2008年度に“メタボ健診”が導入されたこともあって、肥満に対する関心が急速に高まっている。景気後退で処方箋なしで買えるOTC医薬品(大衆薬)の売り上げが前年割れとなるなかで、漢方薬が前年比15%前後の伸びを記録している。ナイシトール85、コッコアポA錠といった“やせ薬”が牽引しているからだ。

 この伸び盛りの市場を狙って大正製薬が開発を始めるのが、抗肥満薬「オルリスタット」だ。オルリスタットは、脂肪分解酵素を不活性化し、脂肪吸収を阻害する効果があるクスリだ。このたび、英グラクソ・スミスクラインから、日本における開発・販売権を取得した。

 このオルリスタットは、医療用としては「ゼニカル」の名でスイスのロシュが、OTC医薬品としては「アリー」の名で英グラクソ・スミスクライン(GSK)が販売している。大正製薬は医療用、OTC医薬品、両方の権利を取得しているが、最終的に狙うのはもちろん、市場が大きいOTC医薬品としての販売だ。

 肥満人口が多い米国では、2007年7月にGSKが売り出したアリーは、発売後わずか半年で298.5百万㌦(約270億円)もの売上高を記録した。日本の市場を3分の1と見積もっても90億円にもなる。10億円売れればヒットと言われるOTC医薬品では十分すぎるスケール感だ。

 では、製品化まではどのぐらいかかるのか。現時点では、医療用から先に開発して一般用に転用するスイッチOTC方式と、直接OTC医薬品として開発するダイレクトOTC方式の二つが検討されている。医療用でもOTCでも、海外ではすでに発売されているクスリであるため、4~5年もあれば市場に投入できそうなものだが、現実はそう簡単ではなさそうだ。

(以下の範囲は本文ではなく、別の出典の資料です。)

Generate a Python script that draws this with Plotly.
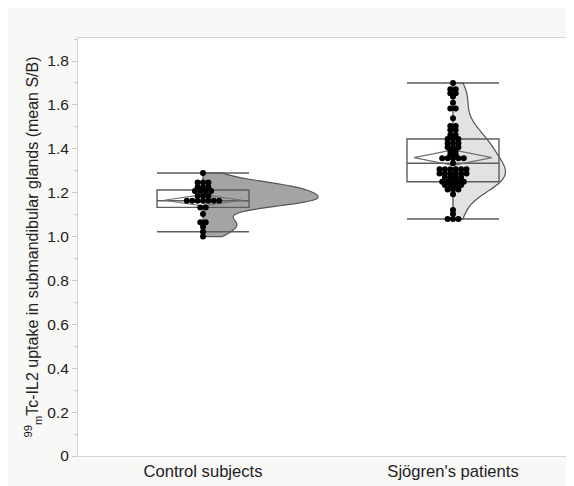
import numpy as np
import plotly.graph_objects as go

# ---------------- data ----------------
categories = ["Control subjects", "Sjögren's patients"]

control = [1.000, 1.022, 1.045, 1.065, 1.065, 1.103, 1.133, 1.133,
           1.163, 1.163, 1.163, 1.163, 1.163, 1.163, 1.163,
           1.185, 1.185, 1.185,
           1.208, 1.208, 1.208, 1.208,
           1.225, 1.225, 1.225,
           1.247, 1.247, 1.247,
           1.290]

sjogren = [1.080, 1.080, 1.080, 1.103, 1.121, 1.193,
           1.215, 1.215, 1.215,
           1.235, 1.235, 1.235, 1.235,
           1.250, 1.250, 1.250, 1.250, 1.250,
           1.270, 1.270, 1.270, 1.270,
           1.288, 1.288, 1.288, 1.288, 1.288, 1.288,
           1.307, 1.307, 1.307, 1.307, 1.307, 1.307,
           1.334,
           1.357, 1.357, 1.357, 1.357, 1.357,
           1.376, 1.376,
           1.392, 1.392,
           1.407, 1.407, 1.407,
           1.425, 1.425, 1.425,
           1.445, 1.445, 1.445,
           1.463, 1.463,
           1.486, 1.486,
           1.504, 1.504,
           1.539,
           1.584, 1.584,
           1.610, 1.638,
           1.653, 1.653,
           1.671, 1.671,
           1.700]

y_ticks = [0, 0.2, 0.4, 0.6, 0.8, 1.0, 1.2, 1.4, 1.6, 1.8]
y_tick_labels = ["0", "0.2", "0.4", "0.6", "0.8", "1.0", "1.2", "1.4", "1.6", "1.8"]
y_title = "<sup>99</sup><sub>m</sub>Tc-IL2 uptake in submandibular glands (mean S/B)"

# ---------------- style ----------------
W, H = 574, 486
M = dict(l=70, r=4, t=30, b=38)
x_range = [-0.5, 1.5]
y_range = [0, 1.905]
px_per_x = (W - M["l"] - M["r"]) / (x_range[1] - x_range[0])
dot_step_px = 5.4

positions = [0, 1]
violin_fill = ["#a4a4a4", "#e2e2e2"]
violin_width = [0.92, 0.42]
violin_bw = [0.027, None]
box_width = 0.368
diamond_width = 0.312
line_col = "#5c5c5c"
font_family = "Liberation Sans, Arial, sans-serif"


def swarm_offsets(vals):
    vals = np.asarray(vals)
    off = np.zeros(len(vals))
    for v in np.unique(vals):
        idx = np.where(vals == v)[0]
        k = len(idx)
        for j, i in enumerate(idx):
            off[i] = (j - (k - 1) / 2) * dot_step_px / px_per_x
    return off


fig = go.Figure()
groups = [control, sjogren]

for g, pos, fc, vw, bw in zip(groups, positions, violin_fill, violin_width, violin_bw):
    vkw = dict(bandwidth=bw) if bw else {}
    fig.add_trace(go.Violin(
        y=g, x0=pos, side="positive", width=vw, spanmode="hard",
        fillcolor=fc, line=dict(color="#555555", width=1.2), opacity=1,
        points=False, box_visible=False, meanline_visible=False,
        hoverinfo="skip", **vkw))

for g, pos in zip(groups, positions):
    fig.add_trace(go.Box(
        y=g, x0=pos, width=box_width, whiskerwidth=1, boxpoints="outliers",
        marker=dict(opacity=0, size=1),
        fillcolor="rgba(0,0,0,0)", line=dict(color=line_col, width=1.4),
        hoverinfo="skip"))

for g, pos in zip(groups, positions):
    a = np.asarray(g)
    m = a.mean()
    ci = 1.96 * a.std(ddof=1) / np.sqrt(len(a))
    hw = diamond_width / 2
    fig.add_trace(go.Scatter(
        x=[pos - hw, pos, pos + hw, pos, pos - hw],
        y=[m, m + ci, m, m - ci, m],
        mode="lines", line=dict(color="#707070", width=1.2),
        hoverinfo="skip"))

for g, pos in zip(groups, positions):
    fig.add_trace(go.Scatter(
        x=pos + swarm_offsets(g), y=g, mode="markers",
        marker=dict(color="black", size=6, line=dict(width=0)),
        hoverinfo="skip"))

axis_col = "#d6d6d6"
fig.update_layout(
    width=W, height=H, margin=M, showlegend=False,
    paper_bgcolor="#f8f8f6", plot_bgcolor="white",
    font=dict(family=font_family, size=15, color="#222222"),
    violinmode="overlay", boxmode="overlay",
    xaxis=dict(range=x_range, tickvals=positions, ticktext=categories,
               showgrid=False, zeroline=False, showline=True, mirror=True,
               linecolor=axis_col, linewidth=1, ticks="",
               tickfont=dict(size=16.6)),
    yaxis=dict(range=y_range, tickvals=y_ticks, ticktext=y_tick_labels,
               showgrid=False, zeroline=False, showline=True,
               linecolor=axis_col, linewidth=1, ticks="outside", ticklen=5,
               tickcolor="#c8c8c8", tickfont=dict(size=15.5),
               minor=dict(ticks="outside", ticklen=3, dtick=0.1, tick0=0,
                          tickcolor="#c8c8c8"),
               title=dict(text=y_title, font=dict(size=16), standoff=4)),
)

fig.write_html("out.html")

 この薬は、吸収されなかった脂を便と一緒に脂便として排泄させるものだ。そもそも日本人は小柄なうえ、欧米人ほど食事で大量の脂をとらない。効きすぎれば副作用として下痢に似た症状を引き起こすし、効かなければダイエット効果がない。そのためクスリの用量設定を独自でかつ慎重に行なう必要があるのだ。

 さらに、日本の肥満ガイドラインに則った追加試験も必要になる。かつて医療用薬として開発していた中外製薬が開発を中止した際には、こうした「開発のハードルの高さ」が問題になった。

 ダイレクトOTC方式にも前例がある。日本で最初かつ唯一のダイレクトOTC医薬品である「リアップ」は、メーカーや当局の不慣れな部分もあって、1985年の契約から発売までじつに14年もかかった。

 今年から新販売制度が導入されるなど、当時とは環境が異なるが、どこまで開発・審査機関を短縮できるかは未知数だ。

 肉好き、脂好きなメタボ諸氏には、待ち遠しいクスリだが、登場までにはしばらく時間がかかりそうである。